● **Aim**
Output each entry verbatim and exclude every picture from it.

Source code of charts
○ ○ ○ ○ ○ ○ ○

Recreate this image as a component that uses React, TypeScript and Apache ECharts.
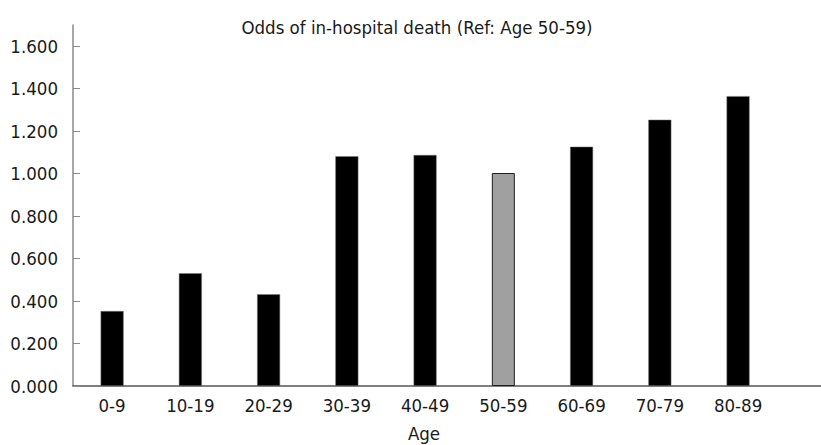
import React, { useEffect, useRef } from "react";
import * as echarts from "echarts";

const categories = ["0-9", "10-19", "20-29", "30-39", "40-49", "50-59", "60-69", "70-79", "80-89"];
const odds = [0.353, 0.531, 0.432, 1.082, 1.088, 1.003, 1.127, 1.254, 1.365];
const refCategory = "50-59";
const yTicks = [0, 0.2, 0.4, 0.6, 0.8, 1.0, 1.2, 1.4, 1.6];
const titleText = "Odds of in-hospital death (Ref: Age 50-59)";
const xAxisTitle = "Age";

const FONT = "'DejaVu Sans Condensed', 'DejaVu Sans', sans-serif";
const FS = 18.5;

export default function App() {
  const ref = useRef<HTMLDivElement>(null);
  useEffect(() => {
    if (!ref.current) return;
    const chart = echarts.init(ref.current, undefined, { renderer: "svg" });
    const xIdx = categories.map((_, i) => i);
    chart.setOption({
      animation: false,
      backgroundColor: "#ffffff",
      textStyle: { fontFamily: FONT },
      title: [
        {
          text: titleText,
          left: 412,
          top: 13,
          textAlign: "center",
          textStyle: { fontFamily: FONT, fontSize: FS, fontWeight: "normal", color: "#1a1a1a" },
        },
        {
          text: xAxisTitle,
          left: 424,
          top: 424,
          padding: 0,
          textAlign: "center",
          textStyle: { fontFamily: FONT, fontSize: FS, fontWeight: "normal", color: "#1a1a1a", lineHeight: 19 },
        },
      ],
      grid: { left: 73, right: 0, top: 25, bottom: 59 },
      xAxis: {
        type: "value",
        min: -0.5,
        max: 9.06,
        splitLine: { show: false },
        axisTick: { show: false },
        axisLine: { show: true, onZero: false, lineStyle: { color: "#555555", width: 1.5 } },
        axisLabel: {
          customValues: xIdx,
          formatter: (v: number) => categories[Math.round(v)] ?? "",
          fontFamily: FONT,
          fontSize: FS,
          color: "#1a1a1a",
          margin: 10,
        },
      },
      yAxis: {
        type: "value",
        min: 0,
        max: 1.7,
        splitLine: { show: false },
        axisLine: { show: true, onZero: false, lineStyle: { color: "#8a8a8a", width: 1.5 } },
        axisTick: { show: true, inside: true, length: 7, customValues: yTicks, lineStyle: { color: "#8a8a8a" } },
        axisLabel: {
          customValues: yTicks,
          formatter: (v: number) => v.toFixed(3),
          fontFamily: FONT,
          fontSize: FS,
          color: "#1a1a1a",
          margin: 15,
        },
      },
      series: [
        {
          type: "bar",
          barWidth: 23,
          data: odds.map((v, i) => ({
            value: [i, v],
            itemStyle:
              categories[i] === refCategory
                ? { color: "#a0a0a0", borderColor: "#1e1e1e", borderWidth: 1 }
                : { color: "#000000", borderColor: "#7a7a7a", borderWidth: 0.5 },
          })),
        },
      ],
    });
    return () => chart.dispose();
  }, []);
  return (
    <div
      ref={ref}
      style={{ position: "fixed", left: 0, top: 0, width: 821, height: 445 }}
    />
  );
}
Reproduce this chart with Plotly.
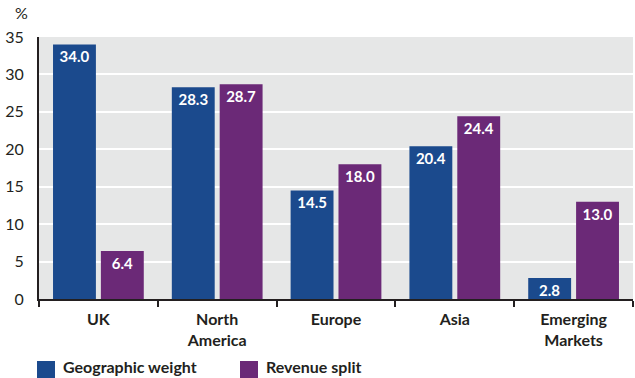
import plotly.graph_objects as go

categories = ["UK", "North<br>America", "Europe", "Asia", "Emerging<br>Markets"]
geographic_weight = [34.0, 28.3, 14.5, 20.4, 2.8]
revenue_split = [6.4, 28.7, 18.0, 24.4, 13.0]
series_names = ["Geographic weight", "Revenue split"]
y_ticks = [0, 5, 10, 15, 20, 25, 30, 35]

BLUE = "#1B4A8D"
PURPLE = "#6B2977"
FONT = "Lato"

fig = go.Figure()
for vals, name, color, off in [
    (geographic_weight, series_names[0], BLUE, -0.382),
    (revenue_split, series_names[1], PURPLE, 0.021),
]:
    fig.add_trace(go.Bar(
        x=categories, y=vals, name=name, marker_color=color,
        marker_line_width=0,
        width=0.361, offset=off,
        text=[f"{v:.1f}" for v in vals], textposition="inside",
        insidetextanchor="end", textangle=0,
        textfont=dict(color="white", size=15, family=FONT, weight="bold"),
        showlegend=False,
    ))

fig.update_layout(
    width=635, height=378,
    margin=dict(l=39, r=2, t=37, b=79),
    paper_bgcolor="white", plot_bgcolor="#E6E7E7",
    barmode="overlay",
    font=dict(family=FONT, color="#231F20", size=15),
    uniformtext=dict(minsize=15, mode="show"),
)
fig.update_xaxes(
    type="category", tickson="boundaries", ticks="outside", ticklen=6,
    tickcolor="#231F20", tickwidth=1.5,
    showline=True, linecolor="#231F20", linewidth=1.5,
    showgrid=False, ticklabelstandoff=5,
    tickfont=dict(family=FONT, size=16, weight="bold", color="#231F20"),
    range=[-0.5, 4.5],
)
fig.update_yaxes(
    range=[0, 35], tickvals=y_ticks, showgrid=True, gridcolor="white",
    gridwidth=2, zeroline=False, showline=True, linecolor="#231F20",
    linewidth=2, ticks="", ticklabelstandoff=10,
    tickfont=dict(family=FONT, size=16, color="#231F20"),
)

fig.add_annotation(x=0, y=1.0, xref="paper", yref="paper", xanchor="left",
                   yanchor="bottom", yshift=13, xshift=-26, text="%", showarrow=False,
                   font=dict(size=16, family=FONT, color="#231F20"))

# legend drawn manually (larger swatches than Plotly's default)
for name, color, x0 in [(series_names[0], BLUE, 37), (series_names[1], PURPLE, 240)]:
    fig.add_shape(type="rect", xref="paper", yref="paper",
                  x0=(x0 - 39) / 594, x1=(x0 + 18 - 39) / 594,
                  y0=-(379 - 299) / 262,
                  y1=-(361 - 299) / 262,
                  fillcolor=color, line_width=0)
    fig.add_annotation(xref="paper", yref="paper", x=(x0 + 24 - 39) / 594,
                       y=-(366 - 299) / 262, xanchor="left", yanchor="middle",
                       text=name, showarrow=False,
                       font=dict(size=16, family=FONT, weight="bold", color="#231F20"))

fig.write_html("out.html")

○ ○ ○ ○ ○ ○ ○

● **Solution below**
Recreate this image as a component that uses React, TypeScript and Apache ECharts.
import React, { useEffect, useRef } from "react";
import * as echarts from "echarts";

const categories = ["0-9", "10-19", "20-29", "30-39", "40-49", "50-59", "60-69", "70-79", "80-89"];
const odds = [0.353, 0.531, 0.432, 1.082, 1.088, 1.003, 1.127, 1.254, 1.365];
const refCategory = "50-59";
const yTicks = [0, 0.2, 0.4, 0.6, 0.8, 1.0, 1.2, 1.4, 1.6];
const titleText = "Odds of in-hospital death (Ref: Age 50-59)";
const xAxisTitle = "Age";

const FONT = "'DejaVu Sans Condensed', 'DejaVu Sans', sans-serif";
const FS = 18.5;

export default function App() {
  const ref = useRef<HTMLDivElement>(null);
  useEffect(() => {
    if (!ref.current) return;
    const chart = echarts.init(ref.current, undefined, { renderer: "svg" });
    const xIdx = categories.map((_, i) => i);
    chart.setOption({
      animation: false,
      backgroundColor: "#ffffff",
      textStyle: { fontFamily: FONT },
      title: [
        {
          text: titleText,
          left: 412,
          top: 13,
          textAlign: "center",
          textStyle: { fontFamily: FONT, fontSize: FS, fontWeight: "normal", color: "#1a1a1a" },
        },
        {
          text: xAxisTitle,
          left: 424,
          top: 424,
          padding: 0,
          textAlign: "center",
          textStyle: { fontFamily: FONT, fontSize: FS, fontWeight: "normal", color: "#1a1a1a", lineHeight: 19 },
        },
      ],
      grid: { left: 73, right: 0, top: 25, bottom: 59 },
      xAxis: {
        type: "value",
        min: -0.5,
        max: 9.06,
        splitLine: { show: false },
        axisTick: { show: false },
        axisLine: { show: true, onZero: false, lineStyle: { color: "#555555", width: 1.5 } },
        axisLabel: {
          customValues: xIdx,
          formatter: (v: number) => categories[Math.round(v)] ?? "",
          fontFamily: FONT,
          fontSize: FS,
          color: "#1a1a1a",
          margin: 10,
        },
      },
      yAxis: {
        type: "value",
        min: 0,
        max: 1.7,
        splitLine: { show: false },
        axisLine: { show: true, onZero: false, lineStyle: { color: "#8a8a8a", width: 1.5 } },
        axisTick: { show: true, inside: true, length: 7, customValues: yTicks, lineStyle: { color: "#8a8a8a" } },
        axisLabel: {
          customValues: yTicks,
          formatter: (v: number) => v.toFixed(3),
          fontFamily: FONT,
          fontSize: FS,
          color: "#1a1a1a",
          margin: 15,
        },
      },
      series: [
        {
          type: "bar",
          barWidth: 23,
          data: odds.map((v, i) => ({
            value: [i, v],
            itemStyle:
              categories[i] === refCategory
                ? { color: "#a0a0a0", borderColor: "#1e1e1e", borderWidth: 1 }
                : { color: "#000000", borderColor: "#7a7a7a", borderWidth: 0.5 },
          })),
        },
      ],
    });
    return () => chart.dispose();
  }, []);
  return (
    <div
      ref={ref}
      style={{ position: "fixed", left: 0, top: 0, width: 821, height: 445 }}
    />
  );
}
Reproduce this chart with Plotly.
import plotly.graph_objects as go

categories = ["UK", "North<br>America", "Europe", "Asia", "Emerging<br>Markets"]
geographic_weight = [34.0, 28.3, 14.5, 20.4, 2.8]
revenue_split = [6.4, 28.7, 18.0, 24.4, 13.0]
series_names = ["Geographic weight", "Revenue split"]
y_ticks = [0, 5, 10, 15, 20, 25, 30, 35]

BLUE = "#1B4A8D"
PURPLE = "#6B2977"
FONT = "Lato"

fig = go.Figure()
for vals, name, color, off in [
    (geographic_weight, series_names[0], BLUE, -0.382),
    (revenue_split, series_names[1], PURPLE, 0.021),
]:
    fig.add_trace(go.Bar(
        x=categories, y=vals, name=name, marker_color=color,
        marker_line_width=0,
        width=0.361, offset=off,
        text=[f"{v:.1f}" for v in vals], textposition="inside",
        insidetextanchor="end", textangle=0,
        textfont=dict(color="white", size=15, family=FONT, weight="bold"),
        showlegend=False,
    ))

fig.update_layout(
    width=635, height=378,
    margin=dict(l=39, r=2, t=37, b=79),
    paper_bgcolor="white", plot_bgcolor="#E6E7E7",
    barmode="overlay",
    font=dict(family=FONT, color="#231F20", size=15),
    uniformtext=dict(minsize=15, mode="show"),
)
fig.update_xaxes(
    type="category", tickson="boundaries", ticks="outside", ticklen=6,
    tickcolor="#231F20", tickwidth=1.5,
    showline=True, linecolor="#231F20", linewidth=1.5,
    showgrid=False, ticklabelstandoff=5,
    tickfont=dict(family=FONT, size=16, weight="bold", color="#231F20"),
    range=[-0.5, 4.5],
)
fig.update_yaxes(
    range=[0, 35], tickvals=y_ticks, showgrid=True, gridcolor="white",
    gridwidth=2, zeroline=False, showline=True, linecolor="#231F20",
    linewidth=2, ticks="", ticklabelstandoff=10,
    tickfont=dict(family=FONT, size=16, color="#231F20"),
)

fig.add_annotation(x=0, y=1.0, xref="paper", yref="paper", xanchor="left",
                   yanchor="bottom", yshift=13, xshift=-26, text="%", showarrow=False,
                   font=dict(size=16, family=FONT, color="#231F20"))

# legend drawn manually (larger swatches than Plotly's default)
for name, color, x0 in [(series_names[0], BLUE, 37), (series_names[1], PURPLE, 240)]:
    fig.add_shape(type="rect", xref="paper", yref="paper",
                  x0=(x0 - 39) / 594, x1=(x0 + 18 - 39) / 594,
                  y0=-(379 - 299) / 262,
                  y1=-(361 - 299) / 262,
                  fillcolor=color, line_width=0)
    fig.add_annotation(xref="paper", yref="paper", x=(x0 + 24 - 39) / 594,
                       y=-(366 - 299) / 262, xanchor="left", yanchor="middle",
                       text=name, showarrow=False,
                       font=dict(size=16, family=FONT, weight="bold", color="#231F20"))

fig.write_html("out.html")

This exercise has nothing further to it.